Entries with chart source code:
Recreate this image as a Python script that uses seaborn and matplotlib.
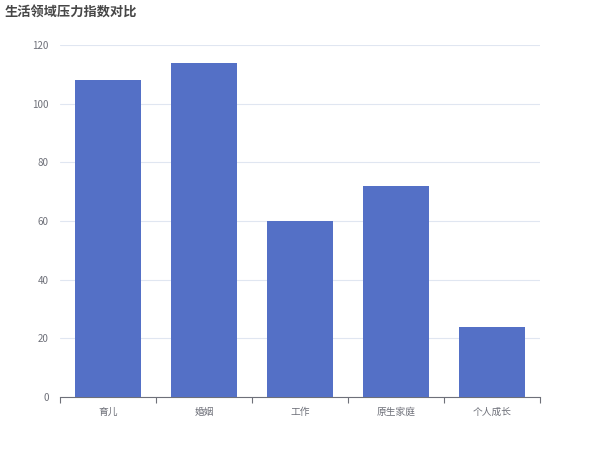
import numpy as np
import matplotlib.pyplot as plt
import seaborn as sns

categorias = ['育儿', '婚姻', '工作', '原生家庭', '个人成长']
valores = [108, 114, 60, 72, 24]
yticks = [0, 20, 40, 60, 80, 100, 120]

sns.set_style('white')
plt.rcParams['font.family'] = ['Noto Sans CJK SC', 'DejaVu Sans']

fig = plt.figure(figsize=(6, 4.5), dpi=100)
ax = fig.add_axes([0.1, 0.1178, 0.8, 0.7822])

sns.barplot(x=categorias, y=valores, color='#5470c6', width=0.69,
            saturation=1, linewidth=0, ax=ax, zorder=3)

ax.set_xlim(-0.5, len(categorias) - 0.5)
ax.set_ylim(0, 120)
ax.set_yticks(yticks)
ax.grid(axis='y', color='#e0e6f1', linewidth=0.8, zorder=0)
ax.set_axisbelow(True)

for s in ['top', 'right', 'left']:
    ax.spines[s].set_visible(False)
ax.spines['bottom'].set_color('#6e7079')
ax.spines['bottom'].set_linewidth(0.8)

# marcas del eje x entre categorias
ax.set_xticks(np.arange(-0.5, len(categorias)), minor=True)
ax.tick_params(axis='x', which='minor', bottom=True, length=4,
               color='#6e7079', width=0.8)
ax.tick_params(axis='x', which='major', length=0, labelsize=7,
               labelcolor='#6e7079', pad=7)
ax.tick_params(axis='y', length=0, labelsize=7, labelcolor='#6e7079', pad=8)
ax.set_xlabel('')
ax.set_ylabel('')

fig.text(0.008, 0.973, '生活领域压力指数对比', fontsize=9.5, fontweight='bold',
         color='#464646', ha='left', va='center')

fig.savefig('out.png', dpi=100)
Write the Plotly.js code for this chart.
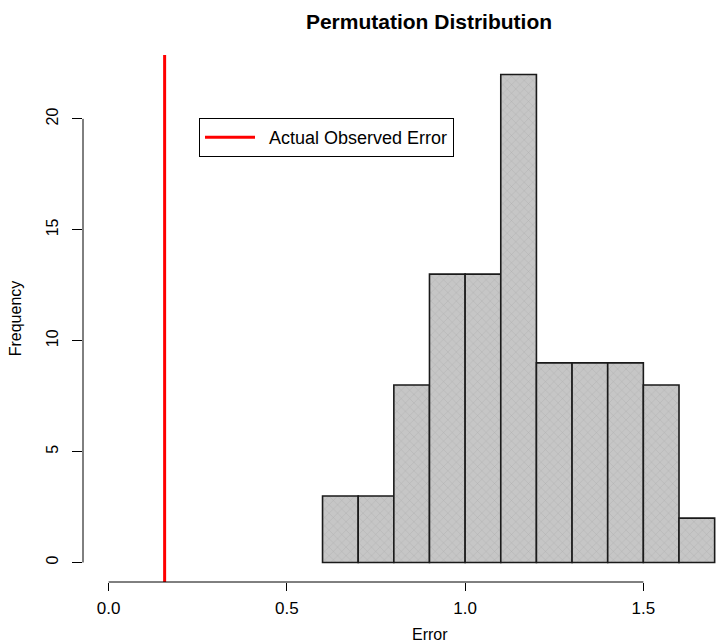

* _To do_: Copy the material above in full and exactly, skipping pictures.

* _Exercise answer_:
Recreate this image as a Python script that uses seaborn and matplotlib.
import numpy as np
import matplotlib.pyplot as plt
import seaborn as sns

categorias = ['育儿', '婚姻', '工作', '原生家庭', '个人成长']
valores = [108, 114, 60, 72, 24]
yticks = [0, 20, 40, 60, 80, 100, 120]

sns.set_style('white')
plt.rcParams['font.family'] = ['Noto Sans CJK SC', 'DejaVu Sans']

fig = plt.figure(figsize=(6, 4.5), dpi=100)
ax = fig.add_axes([0.1, 0.1178, 0.8, 0.7822])

sns.barplot(x=categorias, y=valores, color='#5470c6', width=0.69,
            saturation=1, linewidth=0, ax=ax, zorder=3)

ax.set_xlim(-0.5, len(categorias) - 0.5)
ax.set_ylim(0, 120)
ax.set_yticks(yticks)
ax.grid(axis='y', color='#e0e6f1', linewidth=0.8, zorder=0)
ax.set_axisbelow(True)

for s in ['top', 'right', 'left']:
    ax.spines[s].set_visible(False)
ax.spines['bottom'].set_color('#6e7079')
ax.spines['bottom'].set_linewidth(0.8)

# marcas del eje x entre categorias
ax.set_xticks(np.arange(-0.5, len(categorias)), minor=True)
ax.tick_params(axis='x', which='minor', bottom=True, length=4,
               color='#6e7079', width=0.8)
ax.tick_params(axis='x', which='major', length=0, labelsize=7,
               labelcolor='#6e7079', pad=7)
ax.tick_params(axis='y', length=0, labelsize=7, labelcolor='#6e7079', pad=8)
ax.set_xlabel('')
ax.set_ylabel('')

fig.text(0.008, 0.973, '生活领域压力指数对比', fontsize=9.5, fontweight='bold',
         color='#464646', ha='left', va='center')

fig.savefig('out.png', dpi=100)
Write the Plotly.js code for this chart.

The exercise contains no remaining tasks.